March 5, 2013
The International Women’s Human Rights (IWHR) Clinic calls on the United Nations Human Rights Committee to take up urgent human rights issues in the United States in its upcoming review of the U.S.
The IWHR Clinic, the Legal Aid Society’s Trafficking Victims Legal Defense and Advocacy Project, and The Sex Worker’s Project at the Urban Justice Center jointly submitted a letter urging the Human Rights Committee to hold the U.S. to account for treating survivors of sex trafficking as criminals, instead of victims of human rights abuses. The letter explains that individuals trafficked into prostitution are frequently arrested, detained and prosecuted, and then saddled with the stigma and collateral consequences of a criminal record, all for crimes that they are forced to commit, in violation of international human rights standards. The letter also highlights a new New York law that allows survivors of sex trafficking to vacate criminal convictions that were a result of the trafficking situation as an example of a remedy for redressing the harms of criminalization.
The IWHR Clinic, the American Civil Liberties Union of Michigan, and the Campaign for the Fair Sentencing of Youth also submitted a joint letter to the Human Rights Committee drawing attention to the widespread practice of incarcerating youth in adult jails and prisons, as well as the practice of sentencing youth to life without parole—practices that violate the fundamental rights of these youth. The letter details the harmful conditions in the adult jails and prisons where these young people grow and mature into adulthood.
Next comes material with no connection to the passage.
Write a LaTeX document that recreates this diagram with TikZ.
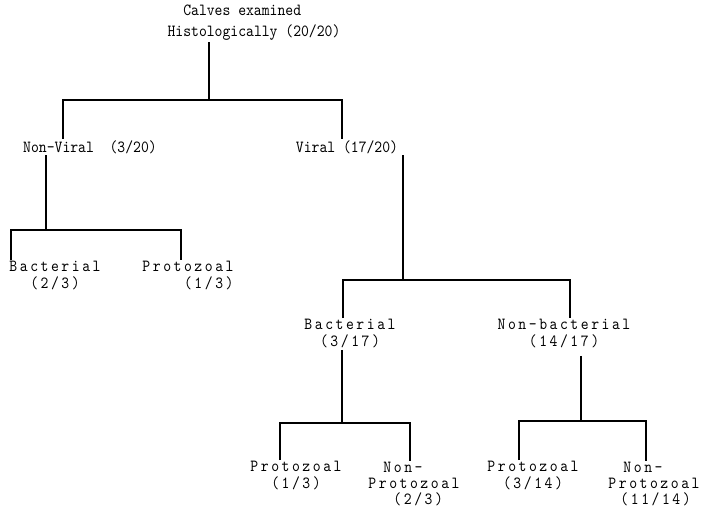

The letter further highlights the devastating collateral consequences of these practices, including discrimination in housing, employment, and education, as well as increased recidivism, long-term consequences that affect both the incarcerated youth and their communities.
CUNY Law’s IWHR Clinic is widely recognized for its expertise and contributions to gender jurisprudence and practice of human rights. With domestic or international partners, the clinic engages international and regional human rights and other law- and policy-making institutions to redefine and implement human rights to stop gender and sexualized violence, and to advance reproductive and sexual rights, economic and social rights, and women’s participation generally.